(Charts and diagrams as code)
◇ ◇ ◇ ◇

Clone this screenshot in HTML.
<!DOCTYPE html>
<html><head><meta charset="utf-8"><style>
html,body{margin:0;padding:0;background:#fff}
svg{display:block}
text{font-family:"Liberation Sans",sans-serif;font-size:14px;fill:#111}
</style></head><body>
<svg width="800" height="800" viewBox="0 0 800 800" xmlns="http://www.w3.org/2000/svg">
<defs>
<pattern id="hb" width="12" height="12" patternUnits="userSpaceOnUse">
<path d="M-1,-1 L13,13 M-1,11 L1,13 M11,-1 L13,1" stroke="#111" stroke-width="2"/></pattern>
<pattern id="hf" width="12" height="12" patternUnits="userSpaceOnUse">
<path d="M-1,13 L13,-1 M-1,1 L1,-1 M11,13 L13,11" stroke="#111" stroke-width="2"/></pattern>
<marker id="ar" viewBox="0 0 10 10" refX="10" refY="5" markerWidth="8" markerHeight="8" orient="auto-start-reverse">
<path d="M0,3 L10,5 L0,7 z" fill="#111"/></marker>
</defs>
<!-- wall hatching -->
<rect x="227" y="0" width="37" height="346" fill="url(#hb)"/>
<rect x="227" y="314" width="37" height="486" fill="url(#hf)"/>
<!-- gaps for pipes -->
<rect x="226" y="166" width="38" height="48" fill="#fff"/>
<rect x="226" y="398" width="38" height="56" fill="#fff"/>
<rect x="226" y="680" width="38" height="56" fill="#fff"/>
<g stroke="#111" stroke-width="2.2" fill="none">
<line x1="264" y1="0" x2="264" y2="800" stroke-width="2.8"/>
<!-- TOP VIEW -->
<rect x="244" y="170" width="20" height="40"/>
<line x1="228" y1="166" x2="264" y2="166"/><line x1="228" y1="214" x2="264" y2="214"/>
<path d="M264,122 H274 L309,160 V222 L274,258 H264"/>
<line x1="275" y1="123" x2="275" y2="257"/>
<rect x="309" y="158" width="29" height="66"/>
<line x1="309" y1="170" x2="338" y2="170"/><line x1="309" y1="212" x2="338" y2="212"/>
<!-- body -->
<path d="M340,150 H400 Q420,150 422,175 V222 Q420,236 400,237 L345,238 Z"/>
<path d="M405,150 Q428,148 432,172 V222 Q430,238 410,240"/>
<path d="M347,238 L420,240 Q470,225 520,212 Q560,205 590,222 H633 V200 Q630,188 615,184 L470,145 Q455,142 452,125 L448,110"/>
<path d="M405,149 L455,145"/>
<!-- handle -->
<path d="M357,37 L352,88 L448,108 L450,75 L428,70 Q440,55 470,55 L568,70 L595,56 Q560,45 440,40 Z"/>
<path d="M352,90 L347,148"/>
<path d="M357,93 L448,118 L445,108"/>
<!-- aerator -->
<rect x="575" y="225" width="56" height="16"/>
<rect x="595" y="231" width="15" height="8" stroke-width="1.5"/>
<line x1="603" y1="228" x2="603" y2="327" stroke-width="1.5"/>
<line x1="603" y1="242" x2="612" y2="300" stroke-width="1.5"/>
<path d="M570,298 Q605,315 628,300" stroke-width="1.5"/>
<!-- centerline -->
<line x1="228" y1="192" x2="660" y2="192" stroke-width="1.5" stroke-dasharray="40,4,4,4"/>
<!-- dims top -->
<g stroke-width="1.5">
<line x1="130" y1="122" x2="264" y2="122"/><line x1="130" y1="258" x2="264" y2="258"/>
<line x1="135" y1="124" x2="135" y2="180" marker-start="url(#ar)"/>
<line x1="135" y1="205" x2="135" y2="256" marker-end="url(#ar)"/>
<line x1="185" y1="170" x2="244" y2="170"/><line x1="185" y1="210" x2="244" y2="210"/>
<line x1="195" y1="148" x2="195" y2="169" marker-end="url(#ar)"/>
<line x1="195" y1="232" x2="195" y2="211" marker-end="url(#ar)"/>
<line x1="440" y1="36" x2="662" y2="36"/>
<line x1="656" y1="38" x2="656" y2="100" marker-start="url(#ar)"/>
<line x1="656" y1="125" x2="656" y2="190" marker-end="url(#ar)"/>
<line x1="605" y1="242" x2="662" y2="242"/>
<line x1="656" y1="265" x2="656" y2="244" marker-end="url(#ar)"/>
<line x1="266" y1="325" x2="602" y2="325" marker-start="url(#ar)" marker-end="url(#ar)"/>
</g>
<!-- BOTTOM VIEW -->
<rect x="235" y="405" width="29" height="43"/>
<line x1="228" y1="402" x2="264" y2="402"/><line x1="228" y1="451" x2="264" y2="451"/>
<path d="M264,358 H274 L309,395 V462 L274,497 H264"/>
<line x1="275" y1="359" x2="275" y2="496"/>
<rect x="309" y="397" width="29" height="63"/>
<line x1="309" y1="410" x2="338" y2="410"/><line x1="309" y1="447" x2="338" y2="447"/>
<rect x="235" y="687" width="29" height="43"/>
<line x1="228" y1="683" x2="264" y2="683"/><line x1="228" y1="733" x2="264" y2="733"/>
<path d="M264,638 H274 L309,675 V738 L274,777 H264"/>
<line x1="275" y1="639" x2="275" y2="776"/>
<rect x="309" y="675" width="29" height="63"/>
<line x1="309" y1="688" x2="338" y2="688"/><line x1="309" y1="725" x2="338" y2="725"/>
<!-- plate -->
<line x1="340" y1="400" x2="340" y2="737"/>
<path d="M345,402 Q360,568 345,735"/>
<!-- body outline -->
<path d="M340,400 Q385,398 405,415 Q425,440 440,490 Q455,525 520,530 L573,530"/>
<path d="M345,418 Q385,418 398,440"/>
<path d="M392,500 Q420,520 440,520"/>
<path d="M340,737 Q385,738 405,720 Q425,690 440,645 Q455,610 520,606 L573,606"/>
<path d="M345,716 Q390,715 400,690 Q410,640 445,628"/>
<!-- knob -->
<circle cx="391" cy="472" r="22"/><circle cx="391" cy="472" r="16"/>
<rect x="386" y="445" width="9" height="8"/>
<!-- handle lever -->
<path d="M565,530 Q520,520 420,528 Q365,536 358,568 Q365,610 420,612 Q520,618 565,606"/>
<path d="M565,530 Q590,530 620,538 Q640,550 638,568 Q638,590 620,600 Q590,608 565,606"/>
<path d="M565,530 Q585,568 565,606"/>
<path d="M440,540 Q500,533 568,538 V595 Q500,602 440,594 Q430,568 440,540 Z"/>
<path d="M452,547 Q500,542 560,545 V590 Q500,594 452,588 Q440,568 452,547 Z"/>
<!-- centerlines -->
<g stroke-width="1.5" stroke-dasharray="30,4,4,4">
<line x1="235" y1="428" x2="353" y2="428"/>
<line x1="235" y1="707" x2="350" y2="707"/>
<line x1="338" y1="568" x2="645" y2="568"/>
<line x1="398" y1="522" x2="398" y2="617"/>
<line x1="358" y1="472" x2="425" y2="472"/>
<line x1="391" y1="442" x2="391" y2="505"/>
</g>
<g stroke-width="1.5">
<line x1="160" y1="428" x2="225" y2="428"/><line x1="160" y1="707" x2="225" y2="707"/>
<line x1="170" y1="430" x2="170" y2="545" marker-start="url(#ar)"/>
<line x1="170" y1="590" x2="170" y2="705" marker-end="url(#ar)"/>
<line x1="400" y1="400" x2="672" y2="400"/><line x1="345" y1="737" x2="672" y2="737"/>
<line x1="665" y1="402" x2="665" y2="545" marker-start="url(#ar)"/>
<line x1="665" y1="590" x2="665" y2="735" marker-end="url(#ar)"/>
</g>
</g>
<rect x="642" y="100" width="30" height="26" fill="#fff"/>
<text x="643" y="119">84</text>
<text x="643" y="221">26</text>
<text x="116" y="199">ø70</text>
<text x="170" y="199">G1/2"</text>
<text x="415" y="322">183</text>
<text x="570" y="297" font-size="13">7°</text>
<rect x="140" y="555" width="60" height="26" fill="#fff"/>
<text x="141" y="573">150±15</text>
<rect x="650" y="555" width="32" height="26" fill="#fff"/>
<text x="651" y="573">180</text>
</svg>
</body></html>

◇ ◇ ◇ ◇

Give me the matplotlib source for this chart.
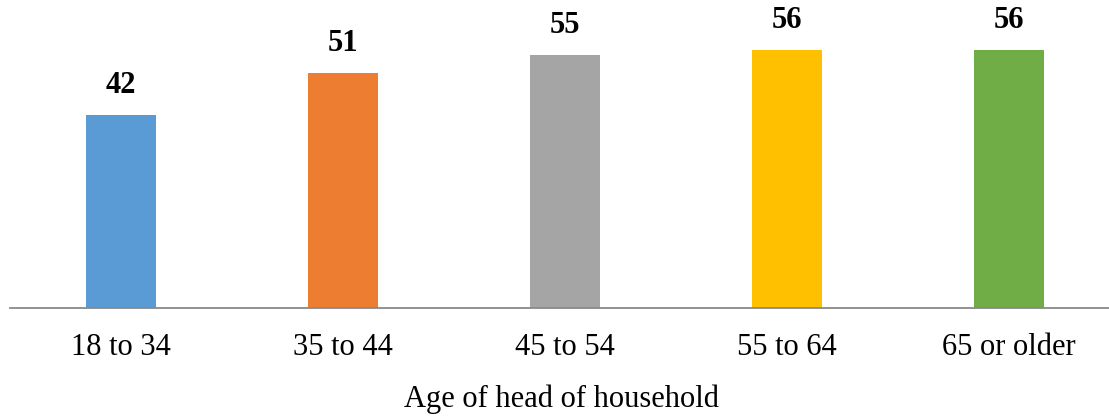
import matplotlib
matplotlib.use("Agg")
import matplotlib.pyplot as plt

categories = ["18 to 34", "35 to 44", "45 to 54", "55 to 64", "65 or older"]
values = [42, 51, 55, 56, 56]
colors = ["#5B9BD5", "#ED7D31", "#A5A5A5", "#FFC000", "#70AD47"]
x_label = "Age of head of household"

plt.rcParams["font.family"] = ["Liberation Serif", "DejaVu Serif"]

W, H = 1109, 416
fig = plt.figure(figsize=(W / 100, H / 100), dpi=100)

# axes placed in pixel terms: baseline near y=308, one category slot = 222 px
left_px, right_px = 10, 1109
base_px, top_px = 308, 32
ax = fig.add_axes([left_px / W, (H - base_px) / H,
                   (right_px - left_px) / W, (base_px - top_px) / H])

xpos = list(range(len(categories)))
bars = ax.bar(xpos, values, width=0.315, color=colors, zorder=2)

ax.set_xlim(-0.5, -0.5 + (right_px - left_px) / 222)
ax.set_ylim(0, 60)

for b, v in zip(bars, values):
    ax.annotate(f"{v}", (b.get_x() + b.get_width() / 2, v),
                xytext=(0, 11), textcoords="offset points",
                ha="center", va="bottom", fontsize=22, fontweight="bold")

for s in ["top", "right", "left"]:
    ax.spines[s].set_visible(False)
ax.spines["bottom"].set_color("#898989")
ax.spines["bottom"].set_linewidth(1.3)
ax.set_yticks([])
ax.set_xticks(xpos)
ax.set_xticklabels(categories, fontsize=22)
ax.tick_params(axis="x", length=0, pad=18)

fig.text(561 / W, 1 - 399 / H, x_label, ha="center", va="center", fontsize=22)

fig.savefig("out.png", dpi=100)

◇ ◇ ◇ ◇

DIRECTIONS -
Retype the section that opens with the line holding "Give me the matplotlib source for this chart." and closes with the line holding "(right_px - left_px) / W, (base_px", exactly as it reads, without any pictures.

SOLUTION TO THIS TASK -
Give me the matplotlib source for this chart.
import matplotlib
matplotlib.use("Agg")
import matplotlib.pyplot as plt

categories = ["18 to 34", "35 to 44", "45 to 54", "55 to 64", "65 or older"]
values = [42, 51, 55, 56, 56]
colors = ["#5B9BD5", "#ED7D31", "#A5A5A5", "#FFC000", "#70AD47"]
x_label = "Age of head of household"

plt.rcParams["font.family"] = ["Liberation Serif", "DejaVu Serif"]

W, H = 1109, 416
fig = plt.figure(figsize=(W / 100, H / 100), dpi=100)

# axes placed in pixel terms: baseline near y=308, one category slot = 222 px
left_px, right_px = 10, 1109
base_px, top_px = 308, 32
ax = fig.add_axes([left_px / W, (H - base_px) / H,
                   (right_px - left_px) / W, (base_px - top_px) / H])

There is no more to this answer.